Arthur H. Rosenbloom is Managing Director of Consilium ADR LLC, and Gilbert E. Matthews is Senior Managing Director and Chairman of the Board of Sutter Securities, Inc. This post is based on their recent paper and is part of the Delaware law series; links to other posts in the series are available here.
Introduction
To err is human but there is often no divine or other forgiveness for investment banks in Delaware litigation when their misconduct rises to the level of aiding and abetting the board’s breach of fiduciary duty to its shareholders. In this article, we consider recent Delaware case law on investment banker liability that has resulted in judgments against bankers and has caused them to make contributions to shareholders when some of these matters settle even when they deny liability.

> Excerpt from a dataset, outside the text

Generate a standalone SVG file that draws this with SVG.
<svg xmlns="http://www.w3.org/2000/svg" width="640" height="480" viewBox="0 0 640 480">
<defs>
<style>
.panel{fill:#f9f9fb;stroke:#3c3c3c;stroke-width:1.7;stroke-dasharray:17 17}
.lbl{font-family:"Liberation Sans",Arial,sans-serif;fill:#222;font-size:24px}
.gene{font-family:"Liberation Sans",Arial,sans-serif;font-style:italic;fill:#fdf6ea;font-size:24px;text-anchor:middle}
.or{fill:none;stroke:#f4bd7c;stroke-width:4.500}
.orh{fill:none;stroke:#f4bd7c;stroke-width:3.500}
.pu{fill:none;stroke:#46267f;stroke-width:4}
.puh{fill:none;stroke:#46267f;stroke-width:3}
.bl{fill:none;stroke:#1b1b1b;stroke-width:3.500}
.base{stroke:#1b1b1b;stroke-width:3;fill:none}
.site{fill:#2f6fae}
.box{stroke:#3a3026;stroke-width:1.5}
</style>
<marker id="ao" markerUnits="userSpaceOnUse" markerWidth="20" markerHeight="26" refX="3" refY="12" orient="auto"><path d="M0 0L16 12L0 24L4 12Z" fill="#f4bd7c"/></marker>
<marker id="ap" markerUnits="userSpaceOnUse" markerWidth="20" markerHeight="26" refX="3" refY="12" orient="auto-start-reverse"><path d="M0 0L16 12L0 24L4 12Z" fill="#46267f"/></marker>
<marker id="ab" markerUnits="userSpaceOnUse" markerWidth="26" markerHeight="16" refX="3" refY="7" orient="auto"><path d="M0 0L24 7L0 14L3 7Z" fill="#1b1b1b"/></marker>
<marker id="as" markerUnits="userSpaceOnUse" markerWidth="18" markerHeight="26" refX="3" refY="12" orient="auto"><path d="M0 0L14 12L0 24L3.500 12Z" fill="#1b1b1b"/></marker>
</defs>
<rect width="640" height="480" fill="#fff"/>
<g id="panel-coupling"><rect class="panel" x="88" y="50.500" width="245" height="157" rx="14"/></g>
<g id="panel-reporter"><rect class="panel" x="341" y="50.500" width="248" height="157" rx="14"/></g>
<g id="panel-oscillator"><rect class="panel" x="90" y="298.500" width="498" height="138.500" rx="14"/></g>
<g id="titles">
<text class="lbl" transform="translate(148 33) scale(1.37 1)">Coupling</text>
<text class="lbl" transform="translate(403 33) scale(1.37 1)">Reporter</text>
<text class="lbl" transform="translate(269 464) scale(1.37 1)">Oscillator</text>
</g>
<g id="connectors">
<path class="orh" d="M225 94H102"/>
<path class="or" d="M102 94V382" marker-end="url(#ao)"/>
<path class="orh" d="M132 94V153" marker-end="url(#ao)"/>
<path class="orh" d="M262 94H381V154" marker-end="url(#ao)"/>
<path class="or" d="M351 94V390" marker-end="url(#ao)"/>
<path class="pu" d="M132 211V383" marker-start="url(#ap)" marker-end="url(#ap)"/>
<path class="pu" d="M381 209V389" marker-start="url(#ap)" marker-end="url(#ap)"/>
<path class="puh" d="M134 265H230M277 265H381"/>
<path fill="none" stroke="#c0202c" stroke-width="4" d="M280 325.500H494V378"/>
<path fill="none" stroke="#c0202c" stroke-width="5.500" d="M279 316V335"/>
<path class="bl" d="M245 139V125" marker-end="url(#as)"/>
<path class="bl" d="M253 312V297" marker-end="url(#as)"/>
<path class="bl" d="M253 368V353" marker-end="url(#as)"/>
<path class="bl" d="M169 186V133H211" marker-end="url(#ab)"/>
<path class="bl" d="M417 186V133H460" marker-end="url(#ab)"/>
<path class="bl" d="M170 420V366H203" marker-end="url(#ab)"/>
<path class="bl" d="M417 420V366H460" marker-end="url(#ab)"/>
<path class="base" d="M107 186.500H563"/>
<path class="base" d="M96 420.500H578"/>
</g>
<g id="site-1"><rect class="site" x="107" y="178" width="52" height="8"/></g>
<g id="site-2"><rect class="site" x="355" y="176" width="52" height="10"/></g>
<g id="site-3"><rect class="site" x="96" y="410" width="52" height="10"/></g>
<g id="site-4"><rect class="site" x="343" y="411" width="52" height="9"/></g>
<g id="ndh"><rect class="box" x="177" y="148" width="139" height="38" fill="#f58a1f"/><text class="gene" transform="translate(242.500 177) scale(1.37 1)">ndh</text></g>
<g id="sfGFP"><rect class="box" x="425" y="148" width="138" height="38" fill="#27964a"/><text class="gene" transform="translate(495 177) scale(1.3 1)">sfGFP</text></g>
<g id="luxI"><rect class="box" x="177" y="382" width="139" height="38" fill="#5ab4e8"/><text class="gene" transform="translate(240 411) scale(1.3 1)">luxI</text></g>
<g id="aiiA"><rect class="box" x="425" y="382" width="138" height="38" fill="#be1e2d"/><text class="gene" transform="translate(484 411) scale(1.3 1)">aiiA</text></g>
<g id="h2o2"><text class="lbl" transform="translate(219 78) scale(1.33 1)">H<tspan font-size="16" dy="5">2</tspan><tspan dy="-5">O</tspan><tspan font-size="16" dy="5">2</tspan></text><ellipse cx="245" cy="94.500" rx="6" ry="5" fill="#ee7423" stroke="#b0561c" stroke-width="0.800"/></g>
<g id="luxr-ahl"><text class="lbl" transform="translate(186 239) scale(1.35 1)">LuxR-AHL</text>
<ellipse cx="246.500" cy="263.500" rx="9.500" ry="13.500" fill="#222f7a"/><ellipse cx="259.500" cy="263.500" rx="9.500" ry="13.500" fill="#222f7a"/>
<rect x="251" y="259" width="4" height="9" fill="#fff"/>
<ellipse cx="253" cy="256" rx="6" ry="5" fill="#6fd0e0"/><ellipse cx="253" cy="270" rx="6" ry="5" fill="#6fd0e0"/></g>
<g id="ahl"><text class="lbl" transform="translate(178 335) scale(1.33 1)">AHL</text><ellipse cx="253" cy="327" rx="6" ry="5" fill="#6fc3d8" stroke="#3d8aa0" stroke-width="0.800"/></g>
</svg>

Delaware has ruled that investment banks are not in privity with the shareholders, their obligations being limited solely to those who engage them. In the 1990 Shoe-Town decision, the Court of Chancery ruled that the investment bank hired by management “owed no fiduciary duty to the shareholders.” [1] The Court distinguished this case from the Wells decision in New York (which had ruled that the investment banks liable to shareholders) “because the investment advisor in that case was hired by a special committee charged solely with determining the fairness of the transaction for the shareholders.” [2] In 1996, the Delaware Superior Court ruled similarly in Stuchen v. Duty Free Int’l, Inc. [1996 WL 33167249 (Del. Super. Apr. 22, 1996) at *12.]